The Seasons and the Human Experience by C. Johnson

February 4, 2018
By Anonymous

Both Shakespeare and Keats use nature, to get their points across to the reader. The point or central message of both writer was a sense of time. Shakespeare uses his creative license in the uses of both imagery and diction. While Keats uses his seasons spring until winter to compare the growth over time in human life.


In The Human Seasons John Keats associates a feeling with each season, spring is shown as the early time of “the mind of a man”. It is shown that “lusty spring” is carefree, unbothered, and just plain simple. This makes him appreciate this time, appreciate the beauty rather. The author then progressed towards summer while he ruminates the past, as he so eloquently put it. He describes how this “dreaming high/ Is nearest unto heaven” this is the climax of Keats poem. When Keats reaches Autumn the time begins to slow down and everything, time and space just past right by him. Then comes winter the end of his long journey the author then explains how he “forgoes his mortal nature”. Keats poem shows how time is just a variable and the seasons are a metaphor for the times in a man's mind.
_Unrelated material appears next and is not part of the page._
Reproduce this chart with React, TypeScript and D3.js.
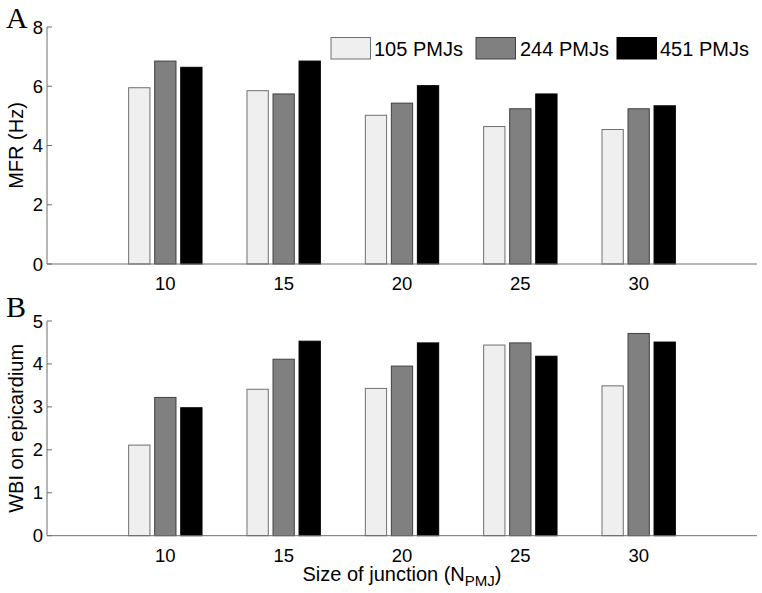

Shakespeare uses diction and imagery, to explain how death doesn’t ruin beauty. But it is said to be more extravagant and delicate than just life itself. Shakespeare implies that flowers are beautiful in the spring/summer can be destroyed by “hideous winters”. Hideous in this case meaning the worst of the worst. Shakespeare really wants to emphasize how the “substance still lives sweet” even if the host is gone.


Both John Keats and William Shakespeare expressed their points on time. Keats goes expresses how life goes on and doesn’t wait for you, Keats believes beauty comes through time. While Shakespeare believes beauty comes through time but is then expressed explicitly through death.